To configure the Mode setting, you can choose between 0, 1, or 2. Each mode corresponds to a different type of synchronization:

  • Mode 0: Full synchronization (FULL)

  • Mode 1: Incremental synchronization based on time (INCREMENTAL_BY_TIMESTAMP). Use -ts to configure the start time, and data prior to this time will not be synchronized.

  • Mode 2: Full and continuous incremental synchronization (FULL_AND_CONTINUOUS)

In Mode 0, there is no strict end time. Each subtask will synchronize the current data and then terminate, deleting the entire table task. If a helper is used to query the status and no synchronization task is found for the table, it indicates that the synchronization task for that table has been completed.
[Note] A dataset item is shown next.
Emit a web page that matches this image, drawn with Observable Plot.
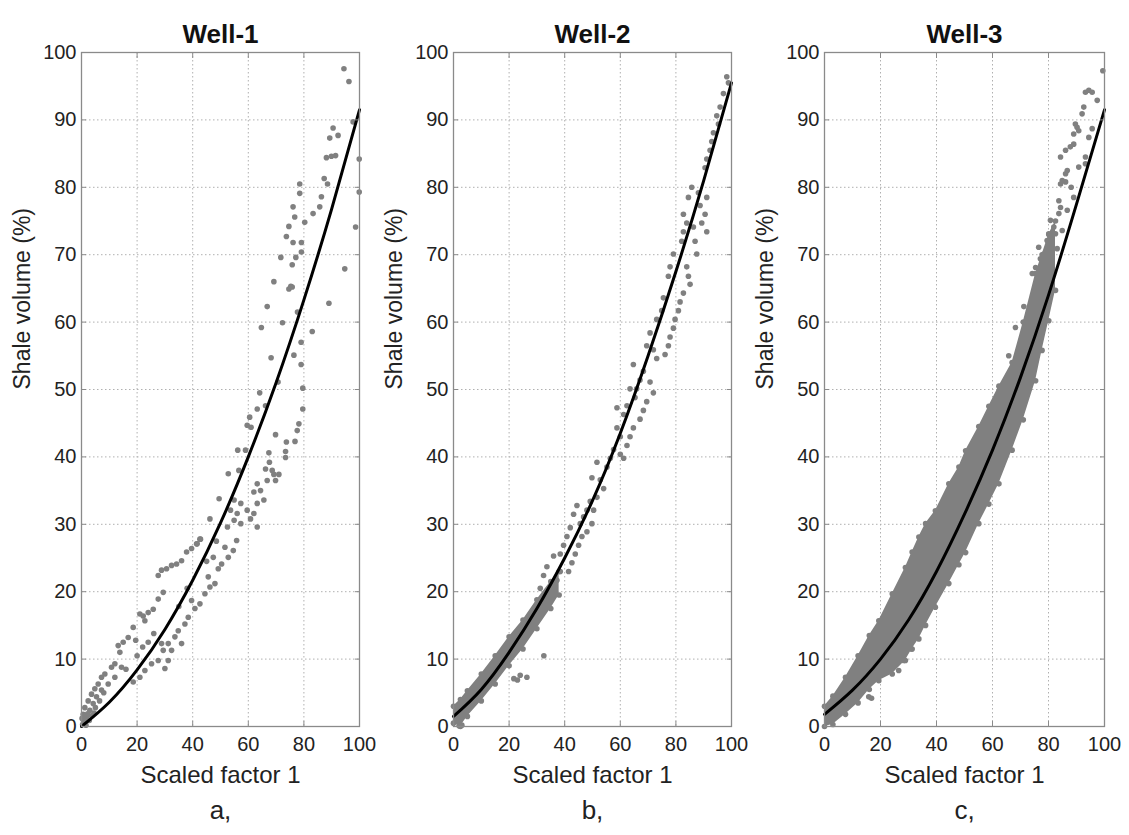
<!DOCTYPE html>
<html><head><meta charset="utf-8">
<script src="https://cdn.jsdelivr.net/npm/d3@7"></script>
<script src="https://cdn.jsdelivr.net/npm/@observablehq/plot@0.6"></script>
<style>
body{margin:0;background:#fff;}
#chart{position:relative;width:1129px;height:835px;font-family:"Liberation Sans",Arial,sans-serif;}
#chart svg{position:absolute;top:0;}
</style></head><body><div id="chart"></div>
<script>
const titles = ["Well-1", "Well-2", "Well-3"];
const letters = ["a,", "b,", "c,"];
const xLabel = "Scaled factor 1";
const yLabel = "Shale volume (%)";
const xTicks = [0, 20, 40, 60, 80, 100];
const yTicks = [0, 10, 20, 30, 40, 50, 60, 70, 80, 90, 100];

// fitted curves (read at x = 0,10,...,100)
const fitX = [0, 10, 20, 30, 40, 50, 60, 70, 80, 90, 100];
const fit1 = [0, 3.6, 8.4, 14.4, 21.7, 30.2, 40, 51, 63.3, 76.8, 91.5];
const fit2 = [1.5, 5.5, 11, 17.5, 25, 33.5, 43.5, 55, 67.5, 81, 95.5];
const fit3 = [1.8, 5.4, 10, 15.8, 23, 31.5, 41, 51.8, 64, 77.5, 91.5];

// Well-1 samples
const w1x = [94.4,96.2,97.7,99.9,99.9,98.6,94.7,90.5,92.3,89.3,88.1,89.9,91.4,87.3,88.5,86.3,85.7,83.3,78.5,78.5,76.1,76.7,80.3,74.6,73.7,76.1,79.1,79.1,71.7,77.1,75.8,75.3,74.6,69.2,66.8,89.0,77.7,64.7,72.3,83.0,
 75.8,79.0,76.4,68.2,79.0,79.6,70.7,64.1,66.2,63.2,79.6,60.5,59.6,61.0,78.2,77.6,69.8,76.8,73.7,73.4,73.4,56.2,59.0,67.4,67.6,56.6,52.8,66.2,68.6,69.2,71.0,69.8,66.8,63.2,64.4,62.0,65.6,63.2,49.5,54.9,57.3,53.6,56.0,59.6,60.8,62.0,54.9,57.3,52.5,63.2,46.2,42.8,41.6,
 42.6,41.4,39.6,37.8,36.0,34.2,32.4,30.6,28.8,27.6,29.4,27.6,25.8,24.0,22.2,21.0,22.8,18.6,16.8,15.0,13.2,13.8,12.0,10.8,8.4,7.2,6.0,4.8,3.6,2.4,1.2,0.6,9.6,7.2,5.4,4.2,3.0,1.8,12.0,14.4,
 18.6,21.0,22.8,25.2,27.6,30.0,31.2,29.4,28.8,31.2,33.6,36.0,32.4,34.8,37.2,38.4,40.8,39.6,42.6,44.4,46.2,48.0,45.6,49.2,50.4,47.4,52.8,54.6,51.6,55.8,
 0.4,1.0,1.6,2.2,2.8,3.6,0.2,5.0,6.5,8.0,4.5,20.0,22.0,24.0,26.0,35.0,38.0,16.0,19.5,45.0,48.5];
const w1y = [97.6,95.7,89.7,84.2,79.3,74.1,67.9,88.8,87.7,87.3,84.4,84.6,84.7,81.3,80.5,78.6,77.1,76.1,80.5,79.1,77.1,75.6,74.8,74.2,72.7,71.8,71.8,70.4,69.6,69.6,68.5,65.3,64.9,66.0,62.3,62.8,61.5,59.2,59.9,58.6,
 65.2,57.0,55.1,54.7,53.7,50.2,51.1,49.5,47.6,47.1,47.1,45.9,44.7,44.4,44.9,43.9,43.3,42.3,42.2,40.8,39.9,41.0,41.0,40.6,39.2,38.0,37.5,38.2,38.0,37.4,37.4,36.5,36.5,36.0,35.0,34.8,33.6,33.1,33.8,33.6,33.1,32.1,31.6,32.1,30.8,31.6,30.6,30.1,29.6,29.6,30.8,27.8,27.1,
 27.8,27.1,26.4,25.9,24.6,24.1,23.9,23.4,23.2,22.4,19.9,18.9,17.4,16.9,16.4,16.7,15.7,14.7,13.2,12.5,12.0,11.0,9.3,8.8,7.8,7.3,6.3,5.6,4.8,3.8,2.8,1.8,6.3,5.4,4.4,3.4,2.4,1.4,7.3,8.8,
 6.6,7.3,8.3,9.3,9.8,8.6,9.8,11.3,12.3,12.3,13.3,12.3,11.3,14.2,15.2,16.2,17.5,18.7,18.2,19.7,20.7,21.2,22.2,23.4,24.1,25.1,25.1,26.1,26.6,27.6,
 0.3,0.9,0.2,1.9,0.9,1.6,1.2,2.8,3.8,5.0,2.0,10.5,11.8,12.5,13.8,17.8,20.5,8.5,12.8,24.5,27.5];

// Well-2 samples
const w2x = [98.3,98.9,97.1,95.9,94.7,95.3,93.5,92.9,92.3,91.1,90.5,85.7,84.5,91.1,90.5,89.3,91.1,88.1,88.7,82.7,83.9,82.7,82.1,86.3,86.9,87.5,79.1,77.9,77.3,83.9,84.5,85.1,82.7,81.5,80.9,75.5,74.9,73.1,79.7,79.1,77.9,77.3,76.1,70.7,69.5,71.9,73.1,64.7,68.3,67.1,65.9,65.3,70.7,71.9,69.5,68.3,67.1,63.5,62.4,61.2,58.8,64.7,63.5,62.4,58.8,60.0,57.6,56.4,55.2,60.0,61.2,51.6,49.8,52.8,54.0,51.6,49.2,48.0,46.8,45.6,50.4,49.8,48.0,46.2,44.4,43.2,42.0,40.8,39.6,38.4,45.0,43.8,42.6,41.4,36.0,33.6,32.4,31.2,38.4,37.2,36.0,34.8,
 21.7,24.0,26.4,32.5,23.0,2.0,3.0];
const w2y = [96.4,95.5,93.9,91.9,90.6,89.4,88.1,86.8,85.5,84.2,82.9,80.0,78.5,78.5,76.0,74.7,73.4,79.2,77.3,76.0,74.7,73.4,72.0,74.1,72.0,70.1,70.1,68.2,66.8,68.2,66.8,65.6,64.3,63.0,61.7,63.6,61.7,60.4,60.4,59.1,57.8,56.5,55.2,58.4,56.5,55.9,54.6,53.7,52.7,51.4,50.1,48.8,51.1,49.5,48.2,46.9,45.6,50.1,47.6,46.3,47.3,44.3,43.0,41.7,44.3,43.0,41.1,39.8,38.5,40.4,39.8,39.2,36.9,36.6,35.3,34.0,33.4,32.1,31.1,30.1,32.1,30.1,28.9,28.2,32.8,31.5,29.5,28.2,26.9,25.6,26.9,25.6,24.3,23.0,25.3,23.7,22.4,20.5,23.0,21.7,20.5,19.2,
 7.1,7.6,7.3,10.5,6.9,0.1,0.2];
// Well-2 dense band (edges)
const b2x = [0, 2.5, 5, 10, 15, 20, 25, 30, 35, 38];
const b2hi = [3.0, 4.0, 5.3, 7.8, 10.5, 13.3, 15.8, 18.8, 21.5, 23.0];
const b2lo = [0.5, 0.0, 1.5, 3.8, 6.3, 9.0, 11.5, 14.5, 17.5, 19.5];

// Well-3 samples
const w3x = [99.4,93.2,94.4,95.6,97.4,92.6,92.0,89.6,90.2,90.8,89.0,95.6,94.4,87.8,86.1,89.0,93.2,93.2,84.3,90.8,86.7,86.1,86.1,84.3,84.9,88.1,89.0,83.7,84.3,83.7,86.7,80.7,81.9,82.5,80.1,79.5,84.9,76.5,78.3,77.1,81.3,83.1,75.4,74.2,76.5,78.9,80.7,78.3,
 15.8,16.8,26.5,28.3,31.0,65.8,68.2,71.2];
const w3y = [97.3,94.1,94.4,94.1,92.9,91.9,90.9,89.4,88.9,88.4,87.9,88.7,87.4,86.0,85.5,86.4,84.5,83.5,84.5,83.0,82.5,82.0,80.8,80.5,81.0,80.0,78.5,78.0,77.0,76.1,76.6,75.1,74.1,73.1,73.1,72.1,73.6,71.1,70.1,69.4,70.1,70.9,68.1,67.2,67.2,68.1,67.2,66.4,
 4.4,4.2,8.3,9.8,11.5,55.0,59.2,62.3];
// Well-3 dense band (edges)
const b3x = [0, 3, 7.5, 12, 16, 19.4, 24.2, 28.9, 31.3, 33.7, 36.1, 39.6, 44.4, 48, 50.4, 55.1, 58.7, 62.3, 67, 71, 75.4, 77.7, 80.1, 82.5];
const b3hi = [3.0, 4.5, 7.3, 10.5, 13.5, 15.7, 19.7, 23.6, 25.9, 28.1, 30.1, 32.0, 36.0, 38.5, 40.9, 44.5, 47.5, 50.5, 54.0, 60.0, 67.2, 70.0, 73.0, 75.0];
const b3lo = [0.0, 0.3, 1.8, 3.5, 5.5, 6.8, 7.8, 9.8, 11.5, 13.0, 15.0, 17.7, 21.2, 24.0, 25.8, 30.1, 33.0, 36.0, 41.0, 45.5, 51.3, 55.8, 60.2, 64.7];

const GRAY = "#808080";
const FRAME = "#8a8a8a";
const panels = [
  {left: 0, width: 372, ml: 81, mr: 13, px: w1x, py: w1y, fit: fit1, band: null},
  {left: 372, width: 372, ml: 81, mr: 13, px: w2x, py: w2y, fit: fit2, band: [b2x, b2hi, b2lo]},
  {left: 744, width: 385, ml: 80, mr: 25, px: w3x, py: w3y, fit: fit3, band: [b3x, b3hi, b3lo]}
];

const chart = document.getElementById("chart");
panels.forEach((p, i) => {
  const pts = p.px.map((x, j) => ({x, y: p.py[j]}));
  const fit = fitX.map((x, j) => ({x, y: p.fit[j]}));
  const marks = [
    Plot.gridX(xTicks.slice(1, -1), {stroke: "#b0b0b0", strokeOpacity: 1, strokeDasharray: "1.5,2.5"}),
    Plot.gridY(yTicks.slice(1, -1), {stroke: "#b0b0b0", strokeOpacity: 1, strokeDasharray: "1.5,2.5"})
  ];
  if (p.band) {
    const band = p.band[0].map((x, j) => ({x, hi: p.band[1][j], lo: p.band[2][j]}));
    marks.push(
      Plot.areaY(band, {x: "x", y1: "lo", y2: "hi", fill: GRAY}),
      Plot.dot(band, {x: "x", y: "hi", r: 2.8, fill: GRAY}),
      Plot.dot(band, {x: "x", y: "lo", r: 2.8, fill: GRAY})
    );
  }
  marks.push(
    Plot.dot(pts, {x: "x", y: "y", r: 2.8, fill: GRAY}),
    Plot.line(fit, {x: "x", y: "y", stroke: "#000", strokeWidth: 3, curve: "natural"}),
    Plot.frame({stroke: FRAME, strokeWidth: 1.3}),
    Plot.axisX(xTicks, {anchor: "bottom", tickSize: -5, tickFormat: () => "", label: null, stroke: FRAME}),
    Plot.axisX(xTicks, {anchor: "top", tickSize: -5, tickFormat: () => "", label: null, stroke: FRAME}),
    Plot.axisY(yTicks, {anchor: "left", tickSize: -5, tickFormat: () => "", label: null, stroke: FRAME}),
    Plot.axisY(yTicks, {anchor: "right", tickSize: -5, tickFormat: () => "", label: null, stroke: FRAME}),
    Plot.axisX(xTicks, {anchor: "bottom", tickSize: 0, tickPadding: 10, fontSize: 20, label: null, fill: "#222"}),
    Plot.axisY(yTicks, {anchor: "left", tickSize: 0, tickPadding: 5, fontSize: 20, label: null, fill: "#222"}),
    Plot.text([titles[i]], {text: d => d, frameAnchor: "top", dy: -28, fontSize: 26, fontWeight: "bold", fill: "#111"}),
    Plot.text([xLabel], {text: d => d, frameAnchor: "bottom", dy: 56, fontSize: 24, fill: "#222"}),
    Plot.text([letters[i]], {text: d => d, frameAnchor: "bottom", dy: 92, fontSize: 26, fill: "#222"}),
    Plot.text([yLabel], {text: d => d, frameAnchor: "left", dx: -59, rotate: -90, fontSize: 23, fill: "#222"})
  );
  const svg = Plot.plot({
    width: p.width, height: 835,
    marginLeft: p.ml, marginRight: p.mr, marginTop: 52, marginBottom: 109,
    style: {fontFamily: "'Liberation Sans', Arial, sans-serif", background: "transparent", overflow: "visible"},
    x: {domain: [0, 100]}, y: {domain: [0, 100]},
    marks
  });
  svg.style.left = p.left + "px";
  chart.appendChild(svg);
});
</script></body></html>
However, Mode 1 and 2 will continue running indefinitely.

When executing the status command, the status of each partition task will be displayed. If you only need an overview, you can focus on the content after the table scope, which shows the synchronization task status at the table level. If there are any FAILED subtasks for a table, it will be indicated.

Pay attention to the status field for each subtask. If it has just started and hasn’t received the first data synchronization from the DataCollector, it will be in the INIT state. Once it receives the first data synchronization, it will change to the RUNNING state. When SyncTool restarts, if the synchronization task resumes, it will enter the RUNNING state directly. The task may enter the REASSIGNING state temporarily during the process, which is an intermediate state and doesn’t mean the task is no longer available. In Mode 0, a SUCCESS status may appear, indicating that the task has been completed. Once all subtasks for a table are completed, SyncTool will automatically remove the tasks, and the tasks of the table will not be found when using a helper to query.

Only the FAILED status indicates that the subtask has failed and will not be retried or deleted automatically. After identifying the cause of the failure and fixing it, you can delete and restart the synchronization task. If you don’t want to lose the progress, you can restart SyncTool to allow it to continue the recovery task and resume synchronization. However, be aware that this may result in duplicated data.

Functional boundaries#

DataCollector does not mark the progress (snapshot progress) uniquely. If a subtask shuts down midway and a new task is created with the current progress, it may result in duplicated data. In SyncTool, data is first written to HDFS and then the progress is saved. If SyncTool shuts down during this process, and the progress has not been updated, it may result in duplicated data.